The tool is supposed to help users out by having the phone automatically switch to the phone’s data connection rather than Wi-Fi if the latter is running slow. But the lawsuit claims that users are being charged for data use without knowing it, since their phones are automatically switching over to cellular data and so using up their allocation.

The lawsuit claims that Apple has “downplayed” the consequences of the feature, and that people have not been sufficiently warned that their phones were using up their data.

The feature is turned on by default, and users are not made aware that it is active by their phones. But Apple has launched a support page for the feature which says that phones will only switch over for less data-intensive tasks, like email, rather than heavy ones like streaming videos.

“Because you'll stay connected to the Internet over cellular when you have a poor Wi-Fi connection, you might use more cellular data,” Apple’s support page says “For most users, this should only be a small percentage higher than previous usage.”
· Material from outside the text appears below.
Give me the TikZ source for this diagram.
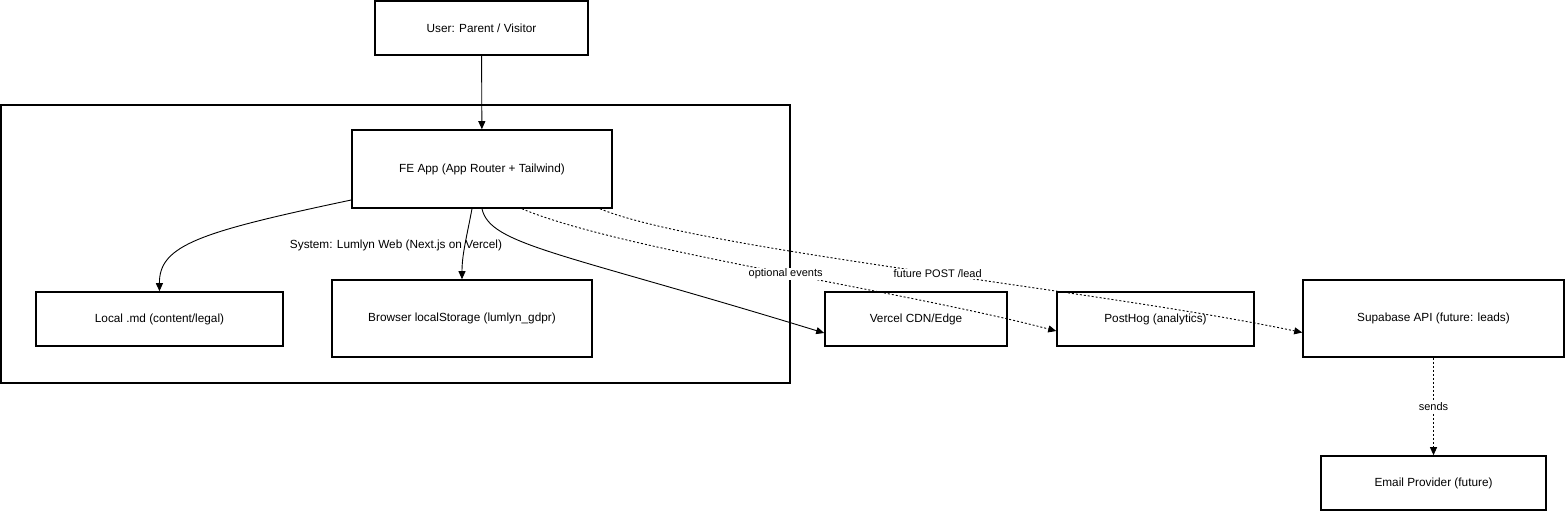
\documentclass[tikz,border=0pt]{standalone}
\usepackage{fontspec}
\setmainfont{Liberation Sans}
\usetikzlibrary{arrows.meta}
\begin{document}
\begin{tikzpicture}[x=1pt,y=-1pt,
  box/.style={draw,line width=1.6pt,inner sep=0pt,font=\fontsize{11.8}{14}\selectfont},
  flow/.style={line width=0.9pt,-{Triangle[length=8pt,width=7pt]}},
  maybe/.style={flow,dash pattern=on 2pt off 2pt},
  lbl/.style={fill=white,inner sep=1pt,font=\fontsize{11}{13}\selectfont}]
  \useasboundingbox (0,0) rectangle (1565,512);

  % system frame
  \draw[line width=1.6pt] (1,105) rectangle (790,383);
  \node[font=\fontsize{11.8}{14}\selectfont] (syslbl) at (396,245) {System: Lumlyn Web (Next.js on Vercel)};

  \node[box,minimum width=213pt,minimum height=54pt] (user) at (481.5,28) {User: Parent / Visitor};
  \node[box,minimum width=260pt,minimum height=78pt] (fe) at (482,169) {FE App (App Router + Tailwind)};
  \node[box,minimum width=247pt,minimum height=54pt] (md) at (159.5,319) {Local .md (content/legal)};
  \node[box,minimum width=260pt,minimum height=77pt] (store) at (462,318.5) {Browser localStorage (lumlyn\_gdpr)};
  \node[box,minimum width=182pt,minimum height=54pt] (cdn) at (916,319) {Vercel CDN/Edge};
  \node[box,minimum width=197pt,minimum height=54pt] (hog) at (1155.5,319) {PostHog (analytics)};
  \node[box,minimum width=261pt,minimum height=77pt] (supa) at (1433.5,318.5) {Supabase API (future: leads)};
  \node[box,minimum width=225pt,minimum height=54pt] (mail) at (1433.5,483) {Email Provider (future)};

  \draw[flow] (user) -- (fe);
  \draw[flow] ([yshift=-31pt]fe.west) .. controls (200,232) and (159,245) .. (md.north);
  \draw[flow] ([xshift=-10pt]fe.south) .. controls (466,240) and (462,255) .. (store.north);
  \draw[flow] (fe.south) .. controls (490,245) and (560,252) .. ([yshift=-14pt]cdn.west);

  \draw[maybe] ([xshift=40pt]fe.south) .. controls (620,250) and (900,290) .. ([yshift=-12pt]hog.west)
    node[lbl,pos=0.53] {optional events};
  \draw[maybe] ([xshift=118pt]fe.south) .. controls (700,250) and (1100,290) .. ([yshift=-14pt]supa.west)
    node[lbl,pos=0.53] {future POST /lead};
  \draw[maybe] (supa) -- (mail) node[lbl,midway] {sends};
\end{tikzpicture}
\end{document}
The lawsuit claims that page was created too late for many people. The couple bringing the legal action — William Scott Phillips and Suzanne Schmidt Philips — argue that they had already lost money by going over their allowances.

They are suing Apple for unfair competition, false advertising and negligent misrepresentation under California law.

Wi-Fi Assist can be turned off in the iPhone’s settings. To dos, users can head to the Settings app and then choose Cellular. From there, the feature can be toggled on and off.